Playing with your own children can be difficult, says Ms Greig, even just for practical reasons. "We live in a flat and there's nowhere for kids to play. There's a big field out the back but it's mostly waterlogged. So classes with your kids are great."

The third major component of the project - besides the full-time family worker and shared evening classes - is philosophical enquiry (see opposite). It's a discipline that builds valuable skills for the future, says Rae Walker. These include adaptability to change, working co-operatively, considering alternatives, disagreeing without falling out, and making informed decisions.

"In the consultation with parents and the small pilot we ran before submitting our bid, the philosophical enquiry classes had a very positive effect. Children started to be more thoughtful, better listeners, more self-confident and more accepting of others' views."

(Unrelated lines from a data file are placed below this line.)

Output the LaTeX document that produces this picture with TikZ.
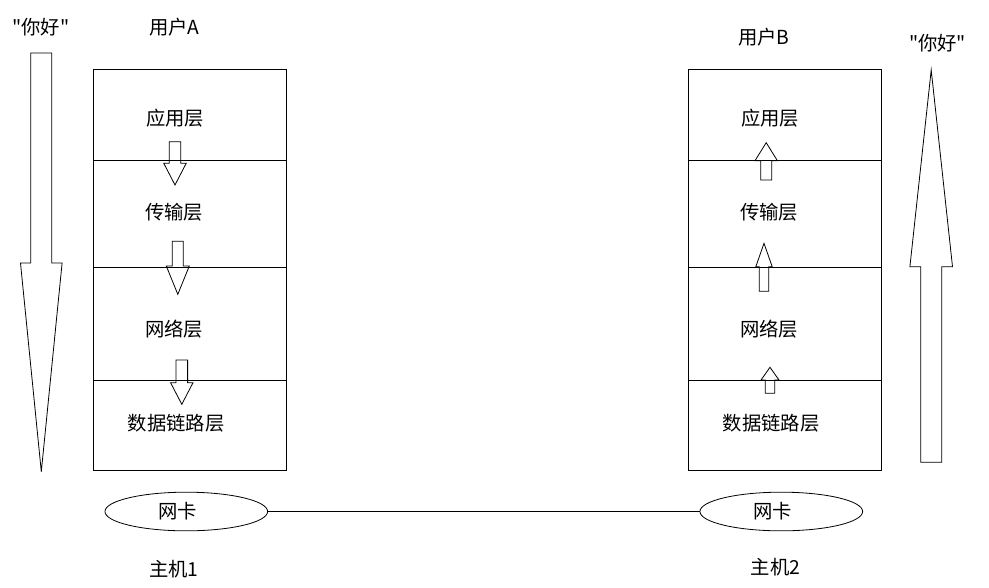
\documentclass[tikz,border=0pt]{standalone}
\usepackage{fontspec}
\newfontfamily\cjk{Noto Sans CJK SC}
\usetikzlibrary{shapes.geometric}
\begin{document}
\begin{tikzpicture}[x=0.75pt,y=-0.75pt,line width=0.6pt,
	lbl/.style={inner sep=0pt,font=\cjk\fontsize{14.5}{16}\selectfont},
	card/.style={draw,ellipse,minimum width=122pt,minimum height=29pt,inner sep=0pt}]
	\useasboundingbox (0,0) rectangle (989,587);
	\draw (93,69) rectangle (286,470) (93,160)--(286,160) (93,267)--(286,267) (93,380)--(286,380);
	\draw (688,69) rectangle (881,470) (688,160)--(881,160) (688,267)--(881,267) (688,380)--(881,380);
	\foreach \cx/\w/\b/\s/\h/\t in {41.3/10.5/53/263/20.8/471.7, 175/5.7/141.7/163.3/11.2/185,
		177.8/5.5/241.3/266/11.5/294.3, 181.8/5.8/360/382.7/11.2/404.3,
		931.2/10.5/462.3/266.7/21.3/70, 766.2/5.5/180/160.7/11.2/142.7,
		764/4.7/291.3/266.7/8.2/243.3, 770/4.7/393.3/380/9/367.3}
	\draw (\cx-\w,\b)--(\cx+\w,\b)--(\cx+\w,\s)--(\cx+\h,\s)--(\cx,\t)--(\cx-\h,\s)--(\cx-\w,\s)--cycle;
	\node[lbl] (hia) at (41,27) {"你好"};
	\node[lbl] (usra) at (174.5,27) {用户A};
	\node[lbl] (hib) at (937.5,43) {"你好"};
	\node[lbl] (usrb) at (764,37) {用户B};
	\node[lbl] (appa) at (175,118) {应用层};
	\node[lbl] (tpta) at (174,212) {传输层};
	\node[lbl] (neta) at (174,329) {网络层};
	\node[lbl] (dlla) at (176,423) {数据链路层};
	\node[lbl] (appb) at (770,118) {应用层};
	\node[lbl] (tptb) at (769,212) {传输层};
	\node[lbl] (netb) at (769,329) {网络层};
	\node[lbl] (dllb) at (771,423) {数据链路层};
	\node[card] (nica) at (186.3,511.5) {};
	\node[card] (nicb) at (781.3,511.5) {};
	\node[lbl] at (177.5,511) {网卡};
	\node[lbl] at (772.8,511) {网卡};
	\draw (nica)--(nicb);
	\node[lbl] (hosta) at (174,569) {主机1};
	\node[lbl] (hostb) at (775.5,567) {主机2};
\end{tikzpicture}
\end{document}
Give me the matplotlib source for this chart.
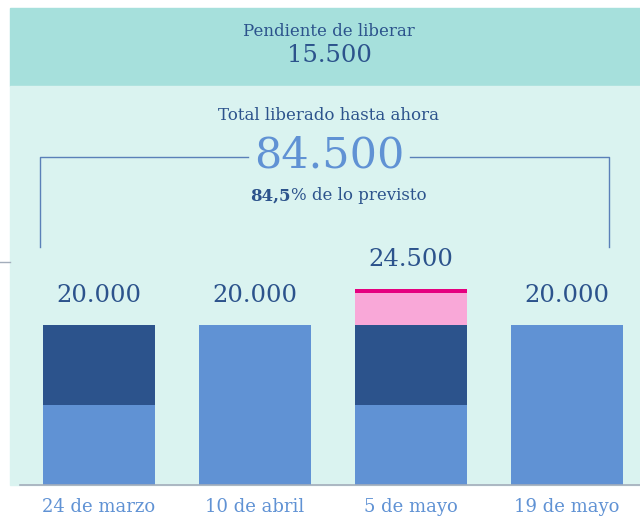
import matplotlib
matplotlib.use("Agg")
import matplotlib.pyplot as plt
from matplotlib.patches import Rectangle
from matplotlib.lines import Line2D

# Datos
categorias = ['24 de marzo', '10 de abril', '5 de mayo', '19 de mayo']
tramo_1 = [10000, 20000, 10000, 20000]
tramo_2 = [10000, 0, 10000, 0]
tramo_3 = [0, 0, 4000, 0]
tramo_4 = [0, 0, 500, 0]
etiquetas = ['20.000', '20.000', '24.500', '20.000']

pendiente = '15.500'
total = '84.500'
porcentaje = '84,5'

azul_claro = '#6092d4'
azul_oscuro = '#2c538c'
rosa = '#f9a8d8'
magenta = '#e5007f'
fondo_top = '#a6e0dc'
fondo = '#daf3f0'

plt.rcParams['font.family'] = ['DejaVu Serif']

W, H = 640, 518
fig = plt.figure(figsize=(W / 100, H / 100), dpi=100)


def fx(px):
    return px / W


def fy(py):
    return 1 - py / H


# fondos
fig.patches.append(Rectangle((fx(10), fy(86)), fx(630), 78 / H,
                             transform=fig.transFigure, color=fondo_top, zorder=-5))
fig.patches.append(Rectangle((fx(10), fy(485)), fx(630), 399 / H,
                             transform=fig.transFigure, color=fondo, zorder=-5))
fig.lines.append(Line2D([fx(20), fx(640)], [fy(485), fy(485)], transform=fig.transFigure,
                        color='#a3adbb', lw=1.2, zorder=5))
fig.lines.append(Line2D([0, fx(10)], [fy(262), fy(262)], transform=fig.transFigure,
                        color='#a3adbb', lw=1))

# textos de cabecera
cx = fx(329)
fig.text(cx, fy(32), 'Pendiente de liberar', ha='center', va='center',
         color=azul_oscuro, fontsize=12)
fig.text(cx, fy(56), pendiente, ha='center', va='center',
         color=azul_oscuro, fontsize=17.5)
fig.text(cx, fy(116), 'Total liberado hasta ahora', ha='center', va='center',
         color=azul_oscuro, fontsize=12)
fig.text(cx, fy(155), total, ha='center', va='center',
         color=azul_claro, fontsize=31)
fig.text(fx(291), fy(196), porcentaje, ha='right', va='center',
         color=azul_oscuro, fontsize=12, fontweight='bold')
fig.text(fx(291), fy(196), '% de lo previsto', ha='left', va='center',
         color=azul_oscuro, fontsize=12)

# corchete
col_linea = '#5a80b8'
for xs, ys in [([40, 40, 248], [247, 157, 157]), ([410, 609, 609], [157, 157, 247])]:
    fig.lines.append(Line2D([fx(x) for x in xs], [fy(y) for y in ys],
                            transform=fig.transFigure, color=col_linea, lw=1))

# barras
ax = fig.add_axes([fx(10), fy(485), fx(630), 399 / H])
ax.set_facecolor('none')
x = list(range(len(categorias)))
ancho = 0.718
abajo = [0] * 4
for vals, col in [(tramo_1, azul_claro), (tramo_2, azul_oscuro),
                  (tramo_3, rosa), (tramo_4, magenta)]:
    ax.bar(x, vals, bottom=abajo, width=ancho, color=col, linewidth=0)
    abajo = [a + v for a, v in zip(abajo, vals)]

for xi, tot, lab in zip(x, abajo, etiquetas):
    ax.annotate(lab, (xi, tot), xytext=(0, 13), textcoords='offset points',
                ha='center', va='bottom', color=azul_oscuro, fontsize=17.5)

ax.set_xlim(-0.5705, -0.5705 + 630 / 156)
ax.set_ylim(0, 49875)
ax.set_xticks(x)
ax.set_xticklabels(categorias, color=azul_claro, fontsize=13)
ax.tick_params(axis='x', length=0, pad=9)
ax.set_yticks([])
for s in ax.spines.values():
    s.set_visible(False)

fig.savefig('out.png', dpi=100)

The official launch of Opportunities for All was in December, when local MP Gordon Brown - who also happens to be Prime Minister - made time to visit the school and every one of its classes. He commented in particular on the "far-reaching benefits" the project promised, to the school and the wider community, says Mrs Walker.

"At one point the kids had him signing their T-shirts. It was a really good day."

But some benefits of the project are apparent even now. "It's going to give so many opportunities to children and parents," says June Knight. "It has already been quite a journey for some parents, who are saying that for the first time they can see light at the end of the tunnel.

"By the time they go to secondary school, the kids we've been working with for five years should have the confidence and ability to take advantage of the opportunities that are out there."

Social workers are always busy in Templehall, but they don't get involved until there's a crisis, says Rae Walker. "I don't want crises. If I can get parents to come in and tell me they have problems and need help, I can then get June involved with the family.

"The child of that family is then going to have a better chance in life. That's what this project is about."